5. La grande storia vista attraverso colori pastello
Altro elemento che cattura è il periodo storico particolarmente affascinante: Ryoko Ikeda rimase affascinata dalla biografia di Maria Antonietta dello scrittore austriaco Stefan Zweig e decise di raccontare una sua versione della storia. La bellezza della reggia di Versailles, la moda dell'epoca, i meravigliosi dolci francesi, i colori pastello, le sete, le opere d'arte, i giardini perfettamente ordinati e curati della nobiltà, in contrasto con il montare della rabbia del popolo, lasciato ignorante e affamato, un contrasto netto che crea elettricità. Tutto è raccontato attraverso i colori e i disegni dell'anime, che si fanno ora più splendenti e ora più duri a seconda degli ambienti e delle classe sociali.

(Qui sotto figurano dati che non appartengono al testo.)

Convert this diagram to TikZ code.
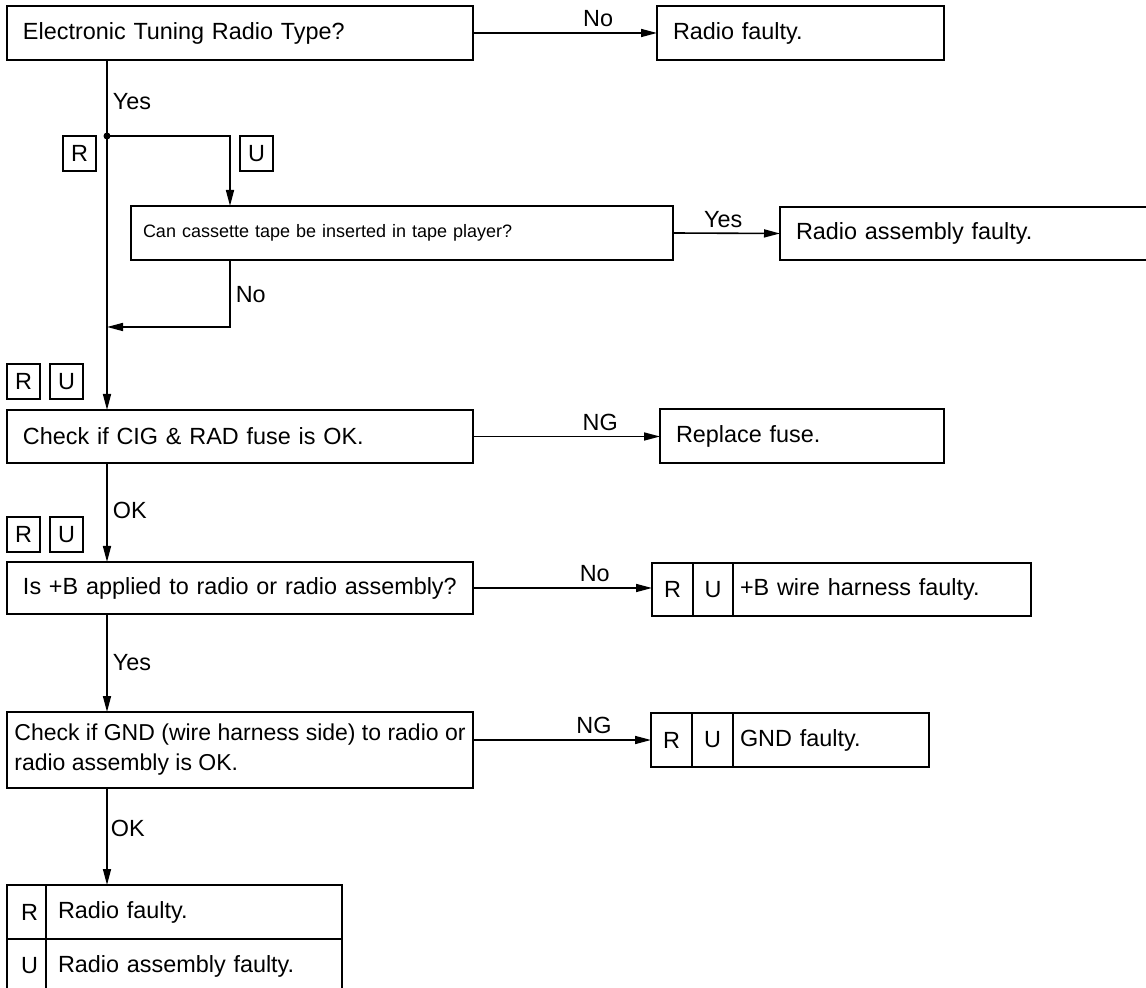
\documentclass[tikz,border=0pt]{standalone}
\usepackage{fontspec}
\setmainfont{Liberation Sans}
\usepackage{tikz}
\usetikzlibrary{positioning,arrows.meta}

\begin{document}
\begin{tikzpicture}[
  x=0.5pt, y=-0.5pt,
  font=\fontsize{11.7}{14}\selectfont,
  >={Triangle[length=8pt,width=4pt]},
  stepbox/.style={
    draw, line width=1.2pt, anchor=north west, align=left,
    inner xsep=8pt, inner ysep=0pt, outer sep=0pt, minimum height=27pt
  },
  cell/.style={
    draw, line width=1.2pt, anchor=north west, align=center,
    inner sep=0pt, outer sep=0pt, minimum height=26.5pt
  },
  tag/.style={
    draw, line width=1.2pt, anchor=north west, inner sep=0pt, outer sep=0pt,
    minimum width=16.5pt, minimum height=17.5pt
  },
  flow/.style={->, line width=0.8pt},
  lbl/.style={inner sep=2.5pt},
]
\useasboundingbox (0,0) rectangle (1146,988);
\clip (0,0) rectangle (1146,988);

% ---------- Question boxes (left column) ----------
\node[stepbox, text width=217pt] (q1) at (7,6) {Electronic Tuning Radio Type?};
\node[stepbox, text width=259pt, inner xsep=6pt, font=\fontsize{9}{11}\selectfont] (q2) at (131,206)
  {Can cassette tape be inserted in tape player?};
\node[stepbox, text width=217pt, minimum height=26.5pt] (q3) at (7,410) {Check if CIG \& RAD fuse is OK.};
\node[stepbox, text width=217pt, minimum height=26pt] (q4) at (7,562) {Is +B applied to radio or radio assembly?};
\node[stepbox, inner xsep=1.5pt, minimum width=233pt, minimum height=38pt,
      font=\fontsize{11.5}{15}\selectfont] (q5) at (7,712)
  {Check if GND (wire harness side) to radio or\\radio assembly is OK.};

% ---------- Result boxes (right column) ----------
\node[stepbox, text width=127.5pt] (a1) at (657,6) {Radio faulty.};
\node[stepbox, text width=169pt, minimum height=26.5pt] (a2) at (780,207) {Radio assembly faulty.};
\node[stepbox, text width=126pt] (a3) at (660,409) {Replace fuse.};
% +B wire harness
\node[cell, minimum width=20.5pt] (a4r) at (652,563) {R};
\node[cell, minimum width=20pt] (a4u) at (693,563) {U};
\node[cell, text width=142pt, inner xsep=3.5pt, align=left] (a4t) at (733,563) {+B wire harness faulty.};
% GND
\node[cell, minimum width=20.5pt, minimum height=27pt] (a5r) at (651,713) {R};
\node[cell, minimum width=20.5pt, minimum height=27pt] (a5u) at (692,713) {U};
\node[cell, text width=91pt, inner xsep=3.5pt, align=left, minimum height=27pt] (a5t) at (733,713) {GND faulty.};
% final table
\node[cell, minimum width=19.5pt, minimum height=27pt] (r6r) at (7,885) {\hspace{3pt}R};
\node[cell, text width=136pt, inner xsep=6pt, align=left, minimum height=27pt] (r6a) at (46,885) {Radio faulty.};
\node[cell, minimum width=19.5pt, minimum height=27pt] (r6u) at (7,939) {\hspace{3pt}U};
\node[cell, text width=136pt, inner xsep=6pt, align=left, minimum height=27pt] (r6b) at (46,939) {Radio assembly faulty.};

% ---------- Type tags ----------
\node[tag] (tR1) at (63,136) {R};
\node[tag] (tU1) at (240,136) {U};
\node[tag] (tR2) at (7,364) {R};
\node[tag] (tU2) at (50,364) {U};
\node[tag] (tR3) at (7,517) {R};
\node[tag] (tU3) at (50,517) {U};

% ---------- Connectors ----------
\coordinate (j) at (107,136);
\coordinate (k) at (230,136);
\coordinate (m) at (107,327);

\draw[flow] (q1.south -| j) -- node[lbl, right, pos=0.55] (l2) {Yes} (j) -- (q3.north -| j);
\fill (j) circle (3.5);
\draw[flow] (j) -- (k) -- (q2.north -| k);
\draw[flow] (q2.south -| k) -- node[lbl, right, pos=0.52] (l4) {No} (k |- m) -- (m);
\draw[flow] (q3.south -| j) -- node[lbl, right, pos=0.48] (l6) {OK} (q4.north -| j);
\draw[flow] (q4.south -| j) -- node[lbl, right, pos=0.5] (l8) {Yes} (q5.north -| j);
\draw[flow] (q5.south -| j) -- node[lbl, right, inner sep=1.5pt, pos=0.42] (l10) {OK} (r6a.north -| j);

\draw[flow] (q1.east) -- node[lbl, above, pos=0.68] (l1) {No} (a1.west);
\draw[flow] (q2.east) -- node[lbl, above, pos=0.47] (l3) {Yes} (a2.west);
\draw[flow] (q3.east) -- node[lbl, above, pos=0.68] (l5) {NG} (q3.east -| a3.west);
\draw[flow] (q4.east) -- node[lbl, above, pos=0.68] (l7) {No} (q4.east -| a4r.west);
\draw[flow] (q5.east |- a5r.west) -- node[lbl, above, pos=0.68] (l9) {NG} (a5r.west);

\end{tikzpicture}
\end{document}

La figura di Maria Antonietta poi, così distante dal mondo reale, consegnata alla storia come una persona accecata dal lusso, protagonista solamente di intrighi di palazzo e nobili gelosie e mai di politica, ha affascinato molti, per ultima la regista Sofia Coppola, che l'ha ritratta nel film Marie Antoinette, con protagonista Kirsten Dunst.